After losing the first two of a four-game series against the Dodgers in September 1961, Dark revealed that he had fined seven players a total of $1,000 for missing a curfew in St. Louis two weeks earlier. Dark also revealed he had a sense of humor, and told the players to stay out as long as they want to see if that might change their luck against the Dodgers. It didn’t, as the Dodgers swept.
Dark tried another way to shake up his team in 1961, which seems startling in today’s era of pitch counts and specialty relievers. Dark was frustrated at the inability of his top starter trio of Juan Marichal, Jack Sanford and Mike McCormick to throw complete games, so he instituted a no-bullpen rule. The starters were told they had to go the distance. Sanford and McCormick delivered complete games, and Marichal, pitching with a sore finger and bruised foot, managed to throw two shutouts. Finally, Dark called off the experiment.

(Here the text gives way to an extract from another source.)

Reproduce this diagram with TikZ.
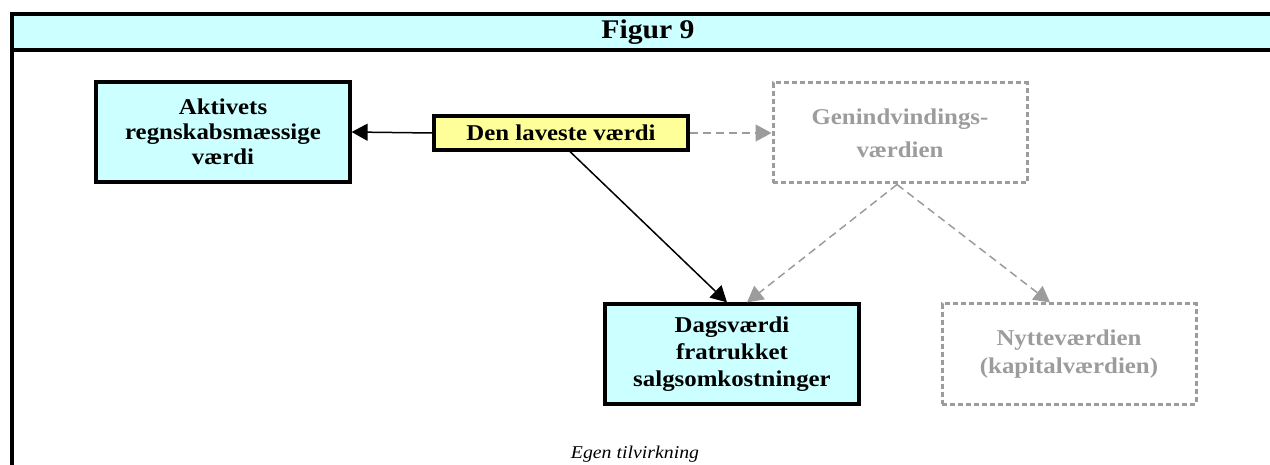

During the tense Giants-Dodgers 1962 battle, the Dodgers were aghast to discover a huge pile of sand had been placed at first base at Candlestick Park as a means of slowing the Dodgers running game. An upset Dodgers manager Walter Alston referred all questions to Dark, “the guy who put it there.” In a denial that would have made Richard Nixon envious, Dark theorized that the strong Candlestick winds had picked up this mound of sand and delivered it right there at first base.
Remembering these colorful moments brings joy to me, but in deciding to write this piece, I also knew I would have to address the painful part. Dark was quoted in a 1964 interview as saying “the Negro and Spanish-speaking players on this team” didn’t have the same ‘mental alertness” as white players. Latin players from that time said he asked them not to speak Spanish in the clubhouse out of some belief it would hurt team unity.
Time has a way of healing, and Giants slugger Orlando Cepeda, one of the Latin players of that time, said upon learning of Dark’s death that his former manager apologized for his words and ignorance of Latin players everytime their paths would cross. Even Jackie Robinson would express respect for Dark in later years, saying of his clash in that 1955 incident, “I admired Al for what he did after I had run down Williams.” Willie Mays, who played for Dark, called him a ‘mentor” and “a very nice man” as news of his death spread. Dark had Mays’ safety in mind in 1962, when he talked his star into wearing a batting helmet for the first time instead of the protective liner he always wore under his baseball cap. The move worked immediately as Mays homered in his first at bat in 1962. Still, Dark acknowledged in later years that the episode of those unfortunate comments would be part of his obituary.
So much time has passed now.
The words of Cepeda and Mays are good enough for me to toss those unfortunate comments into the waste bin of the times when many others of that era were saying the same thing with much more venom.
So I’m going back to where I was when I first heard word today of Alvin Dark’s passing. We lost a good Giant. We lost a good baseball man. And I hope Giants fans everywhere take a few moments today to appreciate that.